Stated problem
Leave out the images and repeat the listing below without a single change.

Data block
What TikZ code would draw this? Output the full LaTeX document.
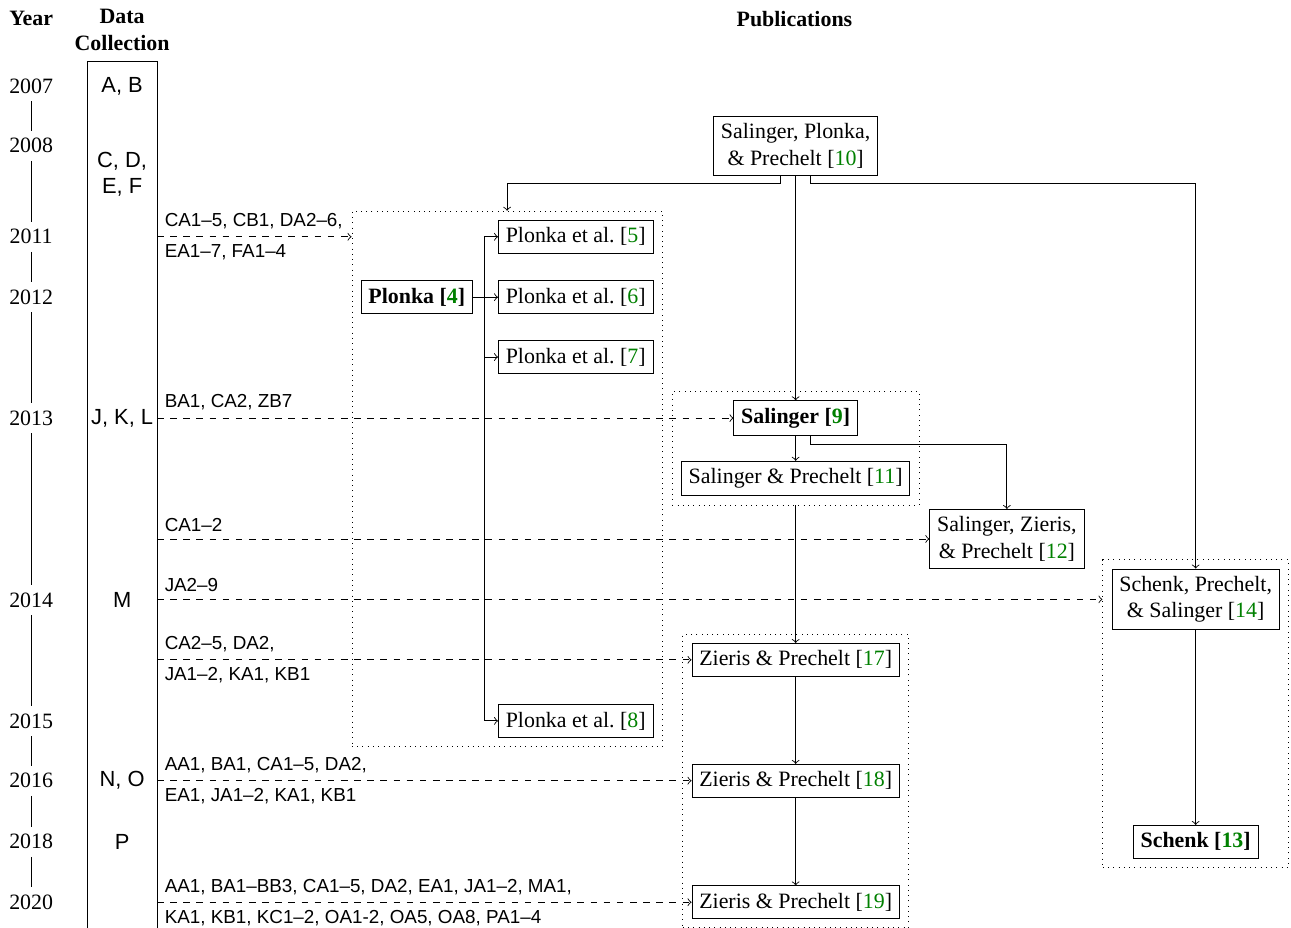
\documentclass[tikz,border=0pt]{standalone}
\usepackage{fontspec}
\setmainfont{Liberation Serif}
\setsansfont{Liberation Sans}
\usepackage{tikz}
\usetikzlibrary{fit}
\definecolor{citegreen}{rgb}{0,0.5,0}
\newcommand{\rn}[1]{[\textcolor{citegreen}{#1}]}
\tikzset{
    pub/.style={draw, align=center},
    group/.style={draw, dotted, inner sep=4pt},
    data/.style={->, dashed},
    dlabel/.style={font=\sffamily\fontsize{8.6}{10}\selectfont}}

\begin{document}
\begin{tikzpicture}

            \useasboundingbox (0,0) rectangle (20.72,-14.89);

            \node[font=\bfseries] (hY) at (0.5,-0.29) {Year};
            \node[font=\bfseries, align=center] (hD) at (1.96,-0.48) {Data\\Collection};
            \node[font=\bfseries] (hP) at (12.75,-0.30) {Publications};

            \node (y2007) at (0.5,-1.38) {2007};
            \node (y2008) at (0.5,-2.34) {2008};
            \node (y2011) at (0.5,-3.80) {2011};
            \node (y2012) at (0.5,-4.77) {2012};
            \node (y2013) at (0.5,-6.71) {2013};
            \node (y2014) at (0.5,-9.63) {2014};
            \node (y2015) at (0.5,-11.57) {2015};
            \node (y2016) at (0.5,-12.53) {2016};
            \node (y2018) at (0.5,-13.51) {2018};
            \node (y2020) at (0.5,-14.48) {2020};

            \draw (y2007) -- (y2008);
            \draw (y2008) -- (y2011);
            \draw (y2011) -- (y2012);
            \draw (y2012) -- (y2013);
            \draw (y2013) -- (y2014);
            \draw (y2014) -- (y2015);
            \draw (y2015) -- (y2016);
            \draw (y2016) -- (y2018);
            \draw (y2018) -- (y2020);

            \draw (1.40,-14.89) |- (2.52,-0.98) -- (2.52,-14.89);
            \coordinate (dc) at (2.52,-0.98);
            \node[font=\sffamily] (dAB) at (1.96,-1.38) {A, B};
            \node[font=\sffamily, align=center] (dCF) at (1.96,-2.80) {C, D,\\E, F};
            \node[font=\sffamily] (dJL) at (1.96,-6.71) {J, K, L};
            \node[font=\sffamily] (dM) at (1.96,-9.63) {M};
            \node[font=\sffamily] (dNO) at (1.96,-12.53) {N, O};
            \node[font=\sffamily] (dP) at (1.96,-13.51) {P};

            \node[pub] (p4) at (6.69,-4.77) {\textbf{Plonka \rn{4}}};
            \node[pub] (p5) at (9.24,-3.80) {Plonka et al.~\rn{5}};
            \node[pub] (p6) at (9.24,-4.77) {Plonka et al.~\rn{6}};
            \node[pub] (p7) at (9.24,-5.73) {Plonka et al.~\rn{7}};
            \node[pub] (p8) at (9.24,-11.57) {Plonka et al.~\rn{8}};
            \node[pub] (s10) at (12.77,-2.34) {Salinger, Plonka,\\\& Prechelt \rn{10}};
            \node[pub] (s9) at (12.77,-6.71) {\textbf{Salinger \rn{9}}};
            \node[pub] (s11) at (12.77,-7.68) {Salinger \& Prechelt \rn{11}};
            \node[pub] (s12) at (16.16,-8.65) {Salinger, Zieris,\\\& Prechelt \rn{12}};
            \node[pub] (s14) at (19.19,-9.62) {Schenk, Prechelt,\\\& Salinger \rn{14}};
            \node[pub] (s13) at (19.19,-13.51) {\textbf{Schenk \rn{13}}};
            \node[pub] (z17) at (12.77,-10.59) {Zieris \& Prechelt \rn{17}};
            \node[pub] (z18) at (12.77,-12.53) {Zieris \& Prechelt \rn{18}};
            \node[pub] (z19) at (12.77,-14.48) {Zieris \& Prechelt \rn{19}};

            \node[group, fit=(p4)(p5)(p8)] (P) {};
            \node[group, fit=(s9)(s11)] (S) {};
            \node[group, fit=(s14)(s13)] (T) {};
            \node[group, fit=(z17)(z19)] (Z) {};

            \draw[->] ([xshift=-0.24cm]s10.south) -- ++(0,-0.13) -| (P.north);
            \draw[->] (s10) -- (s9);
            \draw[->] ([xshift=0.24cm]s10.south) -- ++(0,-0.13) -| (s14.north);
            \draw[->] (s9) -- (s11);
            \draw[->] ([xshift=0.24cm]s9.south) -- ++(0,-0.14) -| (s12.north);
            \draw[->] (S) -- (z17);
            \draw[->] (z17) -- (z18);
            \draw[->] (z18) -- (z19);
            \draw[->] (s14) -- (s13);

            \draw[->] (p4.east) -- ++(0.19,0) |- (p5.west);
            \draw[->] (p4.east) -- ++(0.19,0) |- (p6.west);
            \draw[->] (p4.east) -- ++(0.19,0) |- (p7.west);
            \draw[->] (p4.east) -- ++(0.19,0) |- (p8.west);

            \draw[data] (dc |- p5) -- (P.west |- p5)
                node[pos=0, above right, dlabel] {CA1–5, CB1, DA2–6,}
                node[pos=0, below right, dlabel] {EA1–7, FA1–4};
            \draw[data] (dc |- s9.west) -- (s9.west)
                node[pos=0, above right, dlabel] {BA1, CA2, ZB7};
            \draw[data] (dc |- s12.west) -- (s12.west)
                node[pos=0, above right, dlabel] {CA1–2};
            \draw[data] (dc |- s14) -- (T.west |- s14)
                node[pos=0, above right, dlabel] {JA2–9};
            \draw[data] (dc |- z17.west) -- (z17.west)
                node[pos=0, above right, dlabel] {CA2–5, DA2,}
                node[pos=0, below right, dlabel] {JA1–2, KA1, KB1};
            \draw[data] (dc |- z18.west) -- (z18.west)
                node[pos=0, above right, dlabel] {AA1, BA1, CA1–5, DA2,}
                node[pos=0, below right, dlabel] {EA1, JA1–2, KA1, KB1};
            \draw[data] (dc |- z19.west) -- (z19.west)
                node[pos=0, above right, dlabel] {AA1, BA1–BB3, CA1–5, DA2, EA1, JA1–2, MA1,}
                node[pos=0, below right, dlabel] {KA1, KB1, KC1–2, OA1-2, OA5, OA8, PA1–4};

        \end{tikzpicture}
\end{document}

Full answer
What TikZ code would draw this? Output the full LaTeX document.
\documentclass[tikz,border=0pt]{standalone}
\usepackage{fontspec}
\setmainfont{Liberation Serif}
\setsansfont{Liberation Sans}
\usepackage{tikz}
\usetikzlibrary{fit}
\definecolor{citegreen}{rgb}{0,0.5,0}
\newcommand{\rn}[1]{[\textcolor{citegreen}{#1}]}
\tikzset{
    pub/.style={draw, align=center},
    group/.style={draw, dotted, inner sep=4pt},
    data/.style={->, dashed},
    dlabel/.style={font=\sffamily\fontsize{8.6}{10}\selectfont}}

\begin{document}
\begin{tikzpicture}

            \useasboundingbox (0,0) rectangle (20.72,-14.89);

            \node[font=\bfseries] (hY) at (0.5,-0.29) {Year};
            \node[font=\bfseries, align=center] (hD) at (1.96,-0.48) {Data\\Collection};
            \node[font=\bfseries] (hP) at (12.75,-0.30) {Publications};

            \node (y2007) at (0.5,-1.38) {2007};
            \node (y2008) at (0.5,-2.34) {2008};
            \node (y2011) at (0.5,-3.80) {2011};
            \node (y2012) at (0.5,-4.77) {2012};
            \node (y2013) at (0.5,-6.71) {2013};
            \node (y2014) at (0.5,-9.63) {2014};
            \node (y2015) at (0.5,-11.57) {2015};
            \node (y2016) at (0.5,-12.53) {2016};
            \node (y2018) at (0.5,-13.51) {2018};
            \node (y2020) at (0.5,-14.48) {2020};

            \draw (y2007) -- (y2008);
            \draw (y2008) -- (y2011);
            \draw (y2011) -- (y2012);
            \draw (y2012) -- (y2013);
            \draw (y2013) -- (y2014);
            \draw (y2014) -- (y2015);
            \draw (y2015) -- (y2016);
            \draw (y2016) -- (y2018);
            \draw (y2018) -- (y2020);

            \draw (1.40,-14.89) |- (2.52,-0.98) -- (2.52,-14.89);
            \coordinate (dc) at (2.52,-0.98);
            \node[font=\sffamily] (dAB) at (1.96,-1.38) {A, B};
            \node[font=\sffamily, align=center] (dCF) at (1.96,-2.80) {C, D,\\E, F};
            \node[font=\sffamily] (dJL) at (1.96,-6.71) {J, K, L};
            \node[font=\sffamily] (dM) at (1.96,-9.63) {M};
            \node[font=\sffamily] (dNO) at (1.96,-12.53) {N, O};
            \node[font=\sffamily] (dP) at (1.96,-13.51) {P};

            \node[pub] (p4) at (6.69,-4.77) {\textbf{Plonka \rn{4}}};
            \node[pub] (p5) at (9.24,-3.80) {Plonka et al.~\rn{5}};
            \node[pub] (p6) at (9.24,-4.77) {Plonka et al.~\rn{6}};
            \node[pub] (p7) at (9.24,-5.73) {Plonka et al.~\rn{7}};
            \node[pub] (p8) at (9.24,-11.57) {Plonka et al.~\rn{8}};
            \node[pub] (s10) at (12.77,-2.34) {Salinger, Plonka,\\\& Prechelt \rn{10}};
            \node[pub] (s9) at (12.77,-6.71) {\textbf{Salinger \rn{9}}};
            \node[pub] (s11) at (12.77,-7.68) {Salinger \& Prechelt \rn{11}};
            \node[pub] (s12) at (16.16,-8.65) {Salinger, Zieris,\\\& Prechelt \rn{12}};
            \node[pub] (s14) at (19.19,-9.62) {Schenk, Prechelt,\\\& Salinger \rn{14}};
            \node[pub] (s13) at (19.19,-13.51) {\textbf{Schenk \rn{13}}};
            \node[pub] (z17) at (12.77,-10.59) {Zieris \& Prechelt \rn{17}};
            \node[pub] (z18) at (12.77,-12.53) {Zieris \& Prechelt \rn{18}};
            \node[pub] (z19) at (12.77,-14.48) {Zieris \& Prechelt \rn{19}};

            \node[group, fit=(p4)(p5)(p8)] (P) {};
            \node[group, fit=(s9)(s11)] (S) {};
            \node[group, fit=(s14)(s13)] (T) {};
            \node[group, fit=(z17)(z19)] (Z) {};

            \draw[->] ([xshift=-0.24cm]s10.south) -- ++(0,-0.13) -| (P.north);
            \draw[->] (s10) -- (s9);
            \draw[->] ([xshift=0.24cm]s10.south) -- ++(0,-0.13) -| (s14.north);
            \draw[->] (s9) -- (s11);
            \draw[->] ([xshift=0.24cm]s9.south) -- ++(0,-0.14) -| (s12.north);
            \draw[->] (S) -- (z17);
            \draw[->] (z17) -- (z18);
            \draw[->] (z18) -- (z19);
            \draw[->] (s14) -- (s13);

            \draw[->] (p4.east) -- ++(0.19,0) |- (p5.west);
            \draw[->] (p4.east) -- ++(0.19,0) |- (p6.west);
            \draw[->] (p4.east) -- ++(0.19,0) |- (p7.west);
            \draw[->] (p4.east) -- ++(0.19,0) |- (p8.west);

            \draw[data] (dc |- p5) -- (P.west |- p5)
                node[pos=0, above right, dlabel] {CA1–5, CB1, DA2–6,}
                node[pos=0, below right, dlabel] {EA1–7, FA1–4};
            \draw[data] (dc |- s9.west) -- (s9.west)
                node[pos=0, above right, dlabel] {BA1, CA2, ZB7};
            \draw[data] (dc |- s12.west) -- (s12.west)
                node[pos=0, above right, dlabel] {CA1–2};
            \draw[data] (dc |- s14) -- (T.west |- s14)
                node[pos=0, above right, dlabel] {JA2–9};
            \draw[data] (dc |- z17.west) -- (z17.west)
                node[pos=0, above right, dlabel] {CA2–5, DA2,}
                node[pos=0, below right, dlabel] {JA1–2, KA1, KB1};
            \draw[data] (dc |- z18.west) -- (z18.west)
                node[pos=0, above right, dlabel] {AA1, BA1, CA1–5, DA2,}
                node[pos=0, below right, dlabel] {EA1, JA1–2, KA1, KB1};
            \draw[data] (dc |- z19.west) -- (z19.west)
                node[pos=0, above right, dlabel] {AA1, BA1–BB3, CA1–5, DA2, EA1, JA1–2, MA1,}
                node[pos=0, below right, dlabel] {KA1, KB1, KC1–2, OA1-2, OA5, OA8, PA1–4};

        \end{tikzpicture}
\end{document}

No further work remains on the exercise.